>> Start Recorded information

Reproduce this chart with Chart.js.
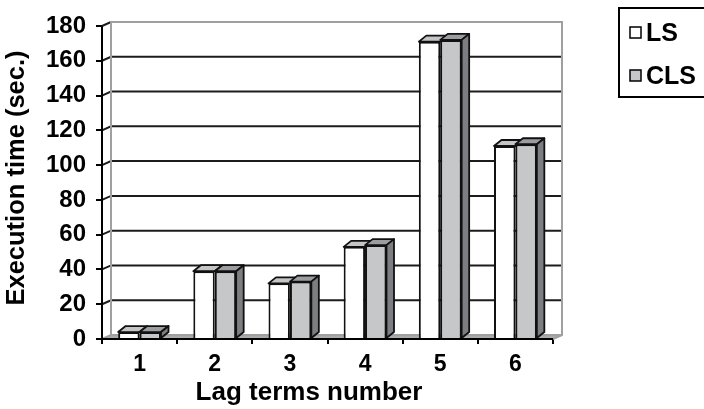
<!DOCTYPE html>
<html>
<head>
<meta charset="utf-8">
<script src="https://cdn.jsdelivr.net/npm/chart.js@4/dist/chart.umd.min.js"></script>
<style>
  html, body { margin: 0; padding: 0; background: #fff; }
  #grafico { display: block; }
</style>
</head>
<body>
<canvas id="grafico" width="704" height="409"></canvas>
<script>
// categorias e valores
const categorias = ['1', '2', '3', '4', '5', '6'];
const valoresLS = [4, 39, 32, 53, 171, 111];
const valoresCLS = [4, 39, 33, 54, 172, 112];
const ticksY = [0, 20, 40, 60, 80, 100, 120, 140, 160, 180];
const tituloX = 'Lag terms number';
const tituloY = 'Execution time (sec.)';

const FONTE = '"Liberation Sans", Arial, sans-serif';

// profundidade da parede e das barras (efeito 3D)
const PX = 9, PY = -4;
const BX = 7.5, BY = -6;

function face(ctx, pts, cor) {
    ctx.beginPath();
    ctx.moveTo(pts[0][0], pts[0][1]);
    for (let i = 1; i < pts.length; i++) ctx.lineTo(pts[i][0], pts[i][1]);
    ctx.closePath();
    ctx.fillStyle = cor;
    ctx.fill();
    ctx.strokeStyle = '#111';
    ctx.lineWidth = 1.8;
    ctx.lineJoin = 'round';
    ctx.stroke();
}

const parede3d = {
    id: 'parede3d',
    beforeDatasetsDraw(chart) {
        const { ctx, chartArea: a, scales: { y } } = chart;
        ctx.save();
        // chao
        ctx.fillStyle = '#ababab';
        ctx.beginPath();
        ctx.moveTo(a.left, a.bottom);
        ctx.lineTo(a.right, a.bottom);
        ctx.lineTo(a.right + PX, a.bottom + PY);
        ctx.lineTo(a.left + PX, a.bottom + PY);
        ctx.closePath();
        ctx.fill();

        // linhas de grade na parede do fundo
        ctx.strokeStyle = '#1c1c1c';
        ctx.lineWidth = 2;
        ticksY.forEach(v => {
            if (v === 0) return;
            const py = y.getPixelForValue(v);
            ctx.beginPath();
            ctx.moveTo(a.left, py);
            ctx.lineTo(a.left + PX, py + PY);
            if (v < y.max) ctx.lineTo(a.right + PX, py + PY);
            ctx.stroke();
        });

        // bordas da parede
        ctx.strokeStyle = '#a0a0a0';
        ctx.beginPath();
        ctx.moveTo(a.left + PX, a.bottom + PY);
        ctx.lineTo(a.left + PX, a.top + PY);
        ctx.lineTo(a.right + PX, a.top + PY);
        ctx.lineTo(a.right + PX, a.bottom + PY);
        ctx.lineTo(a.right, a.bottom);
        ctx.moveTo(a.left, a.bottom);
        ctx.lineTo(a.left + PX, a.bottom + PY);
        ctx.lineTo(a.right + PX, a.bottom + PY);
        ctx.stroke();

        // eixo y
        ctx.strokeStyle = '#000';
        ctx.beginPath();
        ctx.moveTo(a.left, a.top);
        ctx.lineTo(a.left, a.bottom);
        ctx.stroke();
        ctx.restore();
    },
    afterDatasetsDraw(chart) {
        const { ctx, chartArea: a } = chart;
        const metas = chart.data.datasets.map((d, i) => chart.getDatasetMeta(i));
        ctx.save();
        for (let i = 0; i < categorias.length; i++) {
            metas.forEach((meta, k) => {
                const ds = chart.data.datasets[k];
                const bar = meta.data[i];
                const { x, y, base, width } = bar.getProps(['x', 'y', 'base', 'width'], true);
                const l = x - width / 2, r = x + width / 2;
                if (k > 0) bar.draw(ctx);
                face(ctx, [[l, y], [r, y], [r + BX, y + BY], [l + BX, y + BY]], ds.corTopo);
                if (k === metas.length - 1) {
                    face(ctx, [[r, y], [r + BX, y + BY], [r + BX, base + BY], [r, base]], ds.corLado);
                }
            });
        }
        // eixo x por cima das barras
        ctx.strokeStyle = '#000';
        ctx.lineWidth = 2;
        ctx.beginPath();
        ctx.moveTo(a.left - 1, a.bottom);
        ctx.lineTo(a.right, a.bottom);
        ctx.stroke();
        ctx.restore();
    },
    afterDraw(chart) {
        const { ctx } = chart;
        ctx.save();
        ctx.fillStyle = '#000';
        ctx.font = 'bold 26px ' + FONTE;
        ctx.textAlign = 'center';
        ctx.textBaseline = 'middle';
        ctx.fillText(tituloX, 309, 393);
        ctx.font = 'bold 25.5px ' + FONTE;
        ctx.translate(17, 178);
        ctx.rotate(-Math.PI / 2);
        ctx.fillText(tituloY, 0, 0);
        ctx.restore();

        // legenda
        ctx.save();
        ctx.strokeStyle = '#000';
        ctx.lineWidth = 2;
        ctx.strokeRect(619, 8, 100, 89);
        ctx.font = 'bold 25px ' + FONTE;
        ctx.textBaseline = 'alphabetic';
        ctx.textAlign = 'left';
        chart.data.datasets.forEach((ds, k) => {
            const yy = 27 + k * 43;
            ctx.fillStyle = ds.backgroundColor;
            ctx.fillRect(630, yy, 11, 11);
            ctx.lineWidth = 1.5;
            ctx.strokeRect(630, yy, 11, 11);
            ctx.fillStyle = '#000';
            ctx.fillText(ds.label, 646, yy + 14);
        });
        ctx.restore();
    }
};

new Chart(document.getElementById('grafico'), {
    type: 'bar',
    data: {
        labels: categorias,
        datasets: [{
            label: 'LS',
            data: valoresLS,
            backgroundColor: '#ffffff',
            borderColor: '#111',
            borderWidth: 2,
            corTopo: '#c4c5c7'
        }, {
            label: 'CLS',
            data: valoresCLS,
            backgroundColor: '#c6c7c9',
            borderColor: '#111',
            borderWidth: 2,
            corTopo: '#9c9da0',
            corLado: '#7d7e81'
        }]
    },
    options: {
        responsive: false,
        animation: false,
        devicePixelRatio: 1,
        layout: { padding: { top: 26, right: 151, left: 0, bottom: 0 } },
        plugins: {
            legend: { display: false },
            tooltip: { enabled: false }
        },
        datasets: {
            bar: { categoryPercentage: 0.57, barPercentage: 1.0 }
        },
        scales: {
            x: {
                afterFit(s) { s.height = 70; },
                grid: { drawOnChartArea: false, drawTicks: true, tickLength: 5, color: '#000', lineWidth: 2, offset: true },
                border: { display: false },
                ticks: { color: '#000', font: { family: FONTE, size: 23, weight: 'bold' }, padding: 7, maxRotation: 0 }
            },
            y: {
                min: 0,
                max: 180,
                afterFit(s) { s.width = 102; },
                afterBuildTicks(s) { s.ticks = ticksY.map(v => ({ value: v })); },
                grid: { drawOnChartArea: false, drawTicks: true, tickLength: 6, color: '#000', lineWidth: 2 },
                border: { display: false },
                ticks: { color: '#000', font: { family: FONTE, size: 24, weight: 'bold' }, padding: 10 }
            }
        }
    },
    plugins: [parede3d]
});
</script>
</body>
</html>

>> End Recorded information

• Prompt
Output each line exactly; omit every picture.

• Response to the exercise
Reproduce this chart with Chart.js.
<!DOCTYPE html>
<html>
<head>
<meta charset="utf-8">
<script src="https://cdn.jsdelivr.net/npm/chart.js@4/dist/chart.umd.min.js"></script>
<style>
  html, body { margin: 0; padding: 0; background: #fff; }
  #grafico { display: block; }
</style>
</head>
<body>
<canvas id="grafico" width="704" height="409"></canvas>
<script>
// categorias e valores
const categorias = ['1', '2', '3', '4', '5', '6'];
const valoresLS = [4, 39, 32, 53, 171, 111];
const valoresCLS = [4, 39, 33, 54, 172, 112];
const ticksY = [0, 20, 40, 60, 80, 100, 120, 140, 160, 180];
const tituloX = 'Lag terms number';
const tituloY = 'Execution time (sec.)';

const FONTE = '"Liberation Sans", Arial, sans-serif';

// profundidade da parede e das barras (efeito 3D)
const PX = 9, PY = -4;
const BX = 7.5, BY = -6;

function face(ctx, pts, cor) {
    ctx.beginPath();
    ctx.moveTo(pts[0][0], pts[0][1]);
    for (let i = 1; i < pts.length; i++) ctx.lineTo(pts[i][0], pts[i][1]);
    ctx.closePath();
    ctx.fillStyle = cor;
    ctx.fill();
    ctx.strokeStyle = '#111';
    ctx.lineWidth = 1.8;
    ctx.lineJoin = 'round';
    ctx.stroke();
}

const parede3d = {
    id: 'parede3d',
    beforeDatasetsDraw(chart) {
        const { ctx, chartArea: a, scales: { y } } = chart;
        ctx.save();
        // chao
        ctx.fillStyle = '#ababab';
        ctx.beginPath();
        ctx.moveTo(a.left, a.bottom);
        ctx.lineTo(a.right, a.bottom);
        ctx.lineTo(a.right + PX, a.bottom + PY);
        ctx.lineTo(a.left + PX, a.bottom + PY);
        ctx.closePath();
        ctx.fill();

        // linhas de grade na parede do fundo
        ctx.strokeStyle = '#1c1c1c';
        ctx.lineWidth = 2;
        ticksY.forEach(v => {
            if (v === 0) return;
            const py = y.getPixelForValue(v);
            ctx.beginPath();
            ctx.moveTo(a.left, py);
            ctx.lineTo(a.left + PX, py + PY);
            if (v < y.max) ctx.lineTo(a.right + PX, py + PY);
            ctx.stroke();
        });

        // bordas da parede
        ctx.strokeStyle = '#a0a0a0';
        ctx.beginPath();
        ctx.moveTo(a.left + PX, a.bottom + PY);
        ctx.lineTo(a.left + PX, a.top + PY);
        ctx.lineTo(a.right + PX, a.top + PY);
        ctx.lineTo(a.right + PX, a.bottom + PY);
        ctx.lineTo(a.right, a.bottom);
        ctx.moveTo(a.left, a.bottom);
        ctx.lineTo(a.left + PX, a.bottom + PY);
        ctx.lineTo(a.right + PX, a.bottom + PY);
        ctx.stroke();

        // eixo y
        ctx.strokeStyle = '#000';
        ctx.beginPath();
        ctx.moveTo(a.left, a.top);
        ctx.lineTo(a.left, a.bottom);
        ctx.stroke();
        ctx.restore();
    },
    afterDatasetsDraw(chart) {
        const { ctx, chartArea: a } = chart;
        const metas = chart.data.datasets.map((d, i) => chart.getDatasetMeta(i));
        ctx.save();
        for (let i = 0; i < categorias.length; i++) {
            metas.forEach((meta, k) => {
                const ds = chart.data.datasets[k];
                const bar = meta.data[i];
                const { x, y, base, width } = bar.getProps(['x', 'y', 'base', 'width'], true);
                const l = x - width / 2, r = x + width / 2;
                if (k > 0) bar.draw(ctx);
                face(ctx, [[l, y], [r, y], [r + BX, y + BY], [l + BX, y + BY]], ds.corTopo);
                if (k === metas.length - 1) {
                    face(ctx, [[r, y], [r + BX, y + BY], [r + BX, base + BY], [r, base]], ds.corLado);
                }
            });
        }
        // eixo x por cima das barras
        ctx.strokeStyle = '#000';
        ctx.lineWidth = 2;
        ctx.beginPath();
        ctx.moveTo(a.left - 1, a.bottom);
        ctx.lineTo(a.right, a.bottom);
        ctx.stroke();
        ctx.restore();
    },
    afterDraw(chart) {
        const { ctx } = chart;
        ctx.save();
        ctx.fillStyle = '#000';
        ctx.font = 'bold 26px ' + FONTE;
        ctx.textAlign = 'center';
        ctx.textBaseline = 'middle';
        ctx.fillText(tituloX, 309, 393);
        ctx.font = 'bold 25.5px ' + FONTE;
        ctx.translate(17, 178);
        ctx.rotate(-Math.PI / 2);
        ctx.fillText(tituloY, 0, 0);
        ctx.restore();

        // legenda
        ctx.save();
        ctx.strokeStyle = '#000';
        ctx.lineWidth = 2;
        ctx.strokeRect(619, 8, 100, 89);
        ctx.font = 'bold 25px ' + FONTE;
        ctx.textBaseline = 'alphabetic';
        ctx.textAlign = 'left';
        chart.data.datasets.forEach((ds, k) => {
            const yy = 27 + k * 43;
            ctx.fillStyle = ds.backgroundColor;
            ctx.fillRect(630, yy, 11, 11);
            ctx.lineWidth = 1.5;
            ctx.strokeRect(630, yy, 11, 11);
            ctx.fillStyle = '#000';
            ctx.fillText(ds.label, 646, yy + 14);
        });
        ctx.restore();
    }
};

new Chart(document.getElementById('grafico'), {
    type: 'bar',
    data: {
        labels: categorias,
        datasets: [{
            label: 'LS',
            data: valoresLS,
            backgroundColor: '#ffffff',
            borderColor: '#111',
            borderWidth: 2,
            corTopo: '#c4c5c7'
        }, {
            label: 'CLS',
            data: valoresCLS,
            backgroundColor: '#c6c7c9',
            borderColor: '#111',
            borderWidth: 2,
            corTopo: '#9c9da0',
            corLado: '#7d7e81'
        }]
    },
    options: {
        responsive: false,
        animation: false,
        devicePixelRatio: 1,
        layout: { padding: { top: 26, right: 151, left: 0, bottom: 0 } },
        plugins: {
            legend: { display: false },
            tooltip: { enabled: false }
        },
        datasets: {
            bar: { categoryPercentage: 0.57, barPercentage: 1.0 }
        },
        scales: {
            x: {
                afterFit(s) { s.height = 70; },
                grid: { drawOnChartArea: false, drawTicks: true, tickLength: 5, color: '#000', lineWidth: 2, offset: true },
                border: { display: false },
                ticks: { color: '#000', font: { family: FONTE, size: 23, weight: 'bold' }, padding: 7, maxRotation: 0 }
            },
            y: {
                min: 0,
                max: 180,
                afterFit(s) { s.width = 102; },
                afterBuildTicks(s) { s.ticks = ticksY.map(v => ({ value: v })); },
                grid: { drawOnChartArea: false, drawTicks: true, tickLength: 6, color: '#000', lineWidth: 2 },
                border: { display: false },
                ticks: { color: '#000', font: { family: FONTE, size: 24, weight: 'bold' }, padding: 10 }
            }
        }
    },
    plugins: [parede3d]
});
</script>
</body>
</html>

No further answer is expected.